William Mahrt’s lengthy review of Sing to the Lord is online at Musica Sacra. There’s a lot to digest in it. Like many reform2 musicians, Mahrt seems disappointed that the Right’s favored method of “fire, aim, ready” wasn’t applied by the bishops to the sins of modern church music.
I’m always struck by the naiveté that the vast sins of parish musicians can be scrubbed away by fiat. How many thousands of parishes offend the orthodox sensibility in America? While I’m sure that Dr Mahrt would be willing to shoulder the burden of a dozen parishes pining for plainchant, I’m less certain there are enough qualified rock musicians (let alone church musicians) to cover the needs out there.
I don’t have time today for Mahrt’s other oversights and miscues, other than to address the topic of other instruments.
One is grateful that the place of the organ is asserted: among instruments, it is accorded “pride of place” (¶87). It is praised for its role in accompanying congregational singing, improvisation to accompany the completion of a liturgical action, and playing the great repertory of organ literature, whether for the liturgy or for sacred concerts.
Fair enough for the pipe organ. Mahrt probably knows, as most church musicians do, that this pride of place does not extend to synthesizers and other instruments imitative of the pipe organ.
The recommendation of other instruments, however, raises a few questions. Instrumentalists are encouraged to play music from the treasury of sacred music, but what music for instrumentalists is meant? Is it the church sonatas of the seventeenth century, requiring an ensemble of string players and keyboard? One hopes it is not a recommendation that the treasury of organ music be played upon the piano or that secular piano music be played.

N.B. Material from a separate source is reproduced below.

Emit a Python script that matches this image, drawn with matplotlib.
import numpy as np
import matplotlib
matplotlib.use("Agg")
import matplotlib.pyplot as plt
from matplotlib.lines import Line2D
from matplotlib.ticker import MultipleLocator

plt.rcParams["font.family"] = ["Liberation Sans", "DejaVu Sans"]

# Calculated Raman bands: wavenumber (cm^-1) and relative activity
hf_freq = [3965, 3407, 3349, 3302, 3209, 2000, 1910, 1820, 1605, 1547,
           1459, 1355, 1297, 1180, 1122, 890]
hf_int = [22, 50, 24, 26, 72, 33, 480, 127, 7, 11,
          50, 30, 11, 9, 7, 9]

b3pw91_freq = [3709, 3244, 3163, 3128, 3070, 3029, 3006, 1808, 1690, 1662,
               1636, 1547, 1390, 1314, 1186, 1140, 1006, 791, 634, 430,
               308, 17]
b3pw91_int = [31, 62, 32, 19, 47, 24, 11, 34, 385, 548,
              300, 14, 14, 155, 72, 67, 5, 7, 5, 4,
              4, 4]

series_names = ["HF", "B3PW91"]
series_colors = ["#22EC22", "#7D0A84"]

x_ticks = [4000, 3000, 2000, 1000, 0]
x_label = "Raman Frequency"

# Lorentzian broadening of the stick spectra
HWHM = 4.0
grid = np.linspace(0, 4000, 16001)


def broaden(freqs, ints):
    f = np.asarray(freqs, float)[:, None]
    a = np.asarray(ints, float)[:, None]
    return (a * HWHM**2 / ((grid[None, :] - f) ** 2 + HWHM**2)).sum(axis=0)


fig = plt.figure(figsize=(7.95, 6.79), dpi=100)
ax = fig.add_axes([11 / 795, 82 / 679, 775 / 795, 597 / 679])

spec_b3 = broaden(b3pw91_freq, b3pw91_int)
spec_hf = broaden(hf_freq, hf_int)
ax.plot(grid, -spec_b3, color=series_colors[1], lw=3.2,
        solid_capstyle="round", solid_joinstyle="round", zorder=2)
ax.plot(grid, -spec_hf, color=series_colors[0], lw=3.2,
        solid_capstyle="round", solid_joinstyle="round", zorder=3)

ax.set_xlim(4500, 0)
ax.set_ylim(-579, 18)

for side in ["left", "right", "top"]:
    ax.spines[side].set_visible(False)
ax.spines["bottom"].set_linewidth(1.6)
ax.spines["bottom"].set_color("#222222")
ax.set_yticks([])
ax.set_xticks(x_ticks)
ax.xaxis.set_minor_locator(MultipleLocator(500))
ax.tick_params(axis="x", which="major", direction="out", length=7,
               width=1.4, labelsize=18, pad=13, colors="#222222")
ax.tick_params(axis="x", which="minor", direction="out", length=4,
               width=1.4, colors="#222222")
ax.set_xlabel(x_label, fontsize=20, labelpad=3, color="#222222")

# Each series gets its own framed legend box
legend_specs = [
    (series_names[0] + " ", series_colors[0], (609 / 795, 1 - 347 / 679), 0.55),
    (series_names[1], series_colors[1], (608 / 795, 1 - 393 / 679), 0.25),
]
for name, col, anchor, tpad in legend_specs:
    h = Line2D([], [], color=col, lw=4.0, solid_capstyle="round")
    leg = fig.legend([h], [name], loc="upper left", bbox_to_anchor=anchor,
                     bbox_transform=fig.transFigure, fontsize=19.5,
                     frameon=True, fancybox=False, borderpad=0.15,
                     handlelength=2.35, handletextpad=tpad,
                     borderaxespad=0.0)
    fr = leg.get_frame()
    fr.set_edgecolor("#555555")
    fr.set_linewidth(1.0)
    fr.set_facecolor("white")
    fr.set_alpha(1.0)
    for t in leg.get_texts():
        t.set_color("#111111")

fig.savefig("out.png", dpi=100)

As an ensemble player and a musician with no little appreciation for and understanding of early music, I find this kind of blindness simply incredible. From the times before Trent and long after, instruments have been employed for sacred music. My own hero contributed great ensemble music to the Church’s treasury. I can understand a chant expert like Mahrt would focus exclusively on the vocal repertoire. I can understand that an organist would be flush with knowledge of Bach, Alain, and everybody in between. But a church musician of any pedigree should certainly know the historic place of instruments, and even how the great composers and music directors utilized these instruments to support choirs, reinforce part singing, and composed for them.

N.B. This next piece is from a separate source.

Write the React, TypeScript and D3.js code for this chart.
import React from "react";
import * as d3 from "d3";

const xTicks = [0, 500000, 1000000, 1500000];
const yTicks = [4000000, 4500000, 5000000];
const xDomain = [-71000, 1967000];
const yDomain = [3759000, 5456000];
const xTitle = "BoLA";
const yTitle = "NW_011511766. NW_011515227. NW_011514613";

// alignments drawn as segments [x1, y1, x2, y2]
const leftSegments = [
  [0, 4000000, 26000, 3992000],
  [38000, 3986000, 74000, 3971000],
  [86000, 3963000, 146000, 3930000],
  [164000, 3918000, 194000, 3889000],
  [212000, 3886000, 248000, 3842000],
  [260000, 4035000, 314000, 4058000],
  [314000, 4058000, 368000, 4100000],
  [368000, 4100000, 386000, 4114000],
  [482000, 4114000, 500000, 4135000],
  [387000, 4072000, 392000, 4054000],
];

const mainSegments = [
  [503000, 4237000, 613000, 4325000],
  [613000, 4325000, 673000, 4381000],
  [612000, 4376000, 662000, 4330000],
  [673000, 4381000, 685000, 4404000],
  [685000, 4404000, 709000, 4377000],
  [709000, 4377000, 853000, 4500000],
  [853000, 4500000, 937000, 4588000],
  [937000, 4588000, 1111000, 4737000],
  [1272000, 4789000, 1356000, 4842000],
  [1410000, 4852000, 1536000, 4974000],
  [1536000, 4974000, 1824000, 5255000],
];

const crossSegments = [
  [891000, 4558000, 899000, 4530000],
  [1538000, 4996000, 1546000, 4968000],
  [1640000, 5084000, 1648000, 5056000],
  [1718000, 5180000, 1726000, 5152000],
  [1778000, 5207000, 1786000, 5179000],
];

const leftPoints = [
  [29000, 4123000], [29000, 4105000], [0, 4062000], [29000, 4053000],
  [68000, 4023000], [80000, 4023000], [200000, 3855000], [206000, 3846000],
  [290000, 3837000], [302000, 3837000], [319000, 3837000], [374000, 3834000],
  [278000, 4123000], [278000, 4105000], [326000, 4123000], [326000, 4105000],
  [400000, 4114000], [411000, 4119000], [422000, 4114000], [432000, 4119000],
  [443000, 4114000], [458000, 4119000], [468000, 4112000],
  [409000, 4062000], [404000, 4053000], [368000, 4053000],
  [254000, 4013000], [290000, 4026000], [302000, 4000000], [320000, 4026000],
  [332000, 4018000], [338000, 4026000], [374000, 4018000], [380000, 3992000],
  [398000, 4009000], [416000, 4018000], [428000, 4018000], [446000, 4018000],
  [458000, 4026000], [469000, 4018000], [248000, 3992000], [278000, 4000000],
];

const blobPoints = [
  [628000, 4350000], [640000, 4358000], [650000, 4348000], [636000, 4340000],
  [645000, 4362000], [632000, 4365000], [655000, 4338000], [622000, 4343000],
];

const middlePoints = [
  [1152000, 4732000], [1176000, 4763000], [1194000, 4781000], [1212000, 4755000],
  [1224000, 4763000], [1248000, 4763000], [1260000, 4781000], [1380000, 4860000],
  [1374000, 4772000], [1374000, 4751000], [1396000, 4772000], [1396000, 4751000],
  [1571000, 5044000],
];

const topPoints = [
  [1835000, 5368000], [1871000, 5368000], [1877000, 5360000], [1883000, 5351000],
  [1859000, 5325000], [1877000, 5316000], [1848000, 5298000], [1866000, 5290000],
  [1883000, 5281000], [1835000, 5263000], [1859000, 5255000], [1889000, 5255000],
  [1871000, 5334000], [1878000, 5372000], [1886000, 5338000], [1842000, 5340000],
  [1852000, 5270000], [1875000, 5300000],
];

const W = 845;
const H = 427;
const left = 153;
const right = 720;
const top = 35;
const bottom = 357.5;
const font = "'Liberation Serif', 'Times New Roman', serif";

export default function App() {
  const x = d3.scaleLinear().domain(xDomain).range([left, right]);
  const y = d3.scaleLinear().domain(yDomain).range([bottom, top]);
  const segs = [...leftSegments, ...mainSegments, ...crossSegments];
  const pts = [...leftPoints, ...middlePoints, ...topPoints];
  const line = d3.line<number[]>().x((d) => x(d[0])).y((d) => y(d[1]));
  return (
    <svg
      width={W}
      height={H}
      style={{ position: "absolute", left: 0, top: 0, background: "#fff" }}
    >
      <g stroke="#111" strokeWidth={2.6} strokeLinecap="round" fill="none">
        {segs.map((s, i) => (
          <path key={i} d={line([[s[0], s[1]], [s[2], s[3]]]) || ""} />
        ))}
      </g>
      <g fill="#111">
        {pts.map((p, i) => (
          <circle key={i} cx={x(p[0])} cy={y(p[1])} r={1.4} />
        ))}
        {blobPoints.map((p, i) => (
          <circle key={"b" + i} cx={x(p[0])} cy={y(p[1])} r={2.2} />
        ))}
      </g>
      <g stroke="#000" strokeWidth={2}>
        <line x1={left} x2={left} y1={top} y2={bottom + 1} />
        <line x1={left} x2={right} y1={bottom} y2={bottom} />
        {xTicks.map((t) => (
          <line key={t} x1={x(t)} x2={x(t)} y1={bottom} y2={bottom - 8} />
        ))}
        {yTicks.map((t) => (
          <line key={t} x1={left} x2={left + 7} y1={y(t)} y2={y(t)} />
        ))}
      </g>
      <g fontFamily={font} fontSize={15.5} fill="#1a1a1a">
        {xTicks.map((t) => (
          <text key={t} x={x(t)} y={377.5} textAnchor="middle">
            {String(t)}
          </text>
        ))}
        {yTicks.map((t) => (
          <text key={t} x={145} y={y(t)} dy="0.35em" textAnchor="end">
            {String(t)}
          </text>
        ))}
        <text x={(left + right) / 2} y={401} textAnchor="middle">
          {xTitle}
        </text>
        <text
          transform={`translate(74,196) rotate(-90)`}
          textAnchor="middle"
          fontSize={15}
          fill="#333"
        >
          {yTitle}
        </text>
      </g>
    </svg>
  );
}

The commentary on instruments ends with a pessimistic note:
The wider issue that this raises is the suitability of other instruments. The document does not state the principle (sic) reason for the priority of the organ: it is primarily a sacred instrument. Other instruments do not share that distinction. A citation of Old Testament usage of “cymbals, harps, lyres, and trumpets” (¶89) begs the question of their associations in the present culture. The document proceeds to allow “wind, stringed, or percussion instruments . . . according to longstanding local usage, provided they are truly apt for sacred use or can be rendered apt” (¶90). This avoids the vexed issue of whether instruments with strong associations with popular music, such as those of a rock band, but even the piano, are really apt for sacred use.
Take the saxophone for example. The instrument is virtually synonymous with jazz. But it wasn’t invented for jazz. While there is very little sacred literature particularly for the saxophone, it doesn’t follow that adaptation, improvisation, and new compositions would not find a place in church. Jan Garbarek‘s collaboration with the Hilliard Ensemble comes to mind.
The reform2 philosophy as elucidated here has two tragic flaws in my mind: a lack of imagination, and a lack of confidence.
A lack of imagination is a terrible thing for a musician to suffer. Music at its core is about “playing.” We might perform. We might read. We might practice. But all of those aspects, including our own styles and the expectations of the listener, are lensed through the essential of play. If a musician isn’t playing with imagination, I have no interest in listening in.
A lack of confidence in the transformative and sanctifying power of Christ is a terrible thing for a minister to have. When we get weirded out by a piano or a saxophone because the cabaret or the jazz joint uses them too, it reveals less confidence that God can work grace from the neutral palettes of human life. Is the demonic influence of percussion, the electronic amp, or the horn so strong that it will engulf the liturgy and all within it?
The issue may be vexing, but perhaps only to the cowardly spirit of people who cannot bring themselves to trust that God’s power to transform really works. For musicians like Mahrt, it’s all about and it’s only about what’s inside the treasure chest inside the church doors. For optimists, it’s also about the possibilities of the treasures that await in the courtyard, down the street, and out in the fresh air.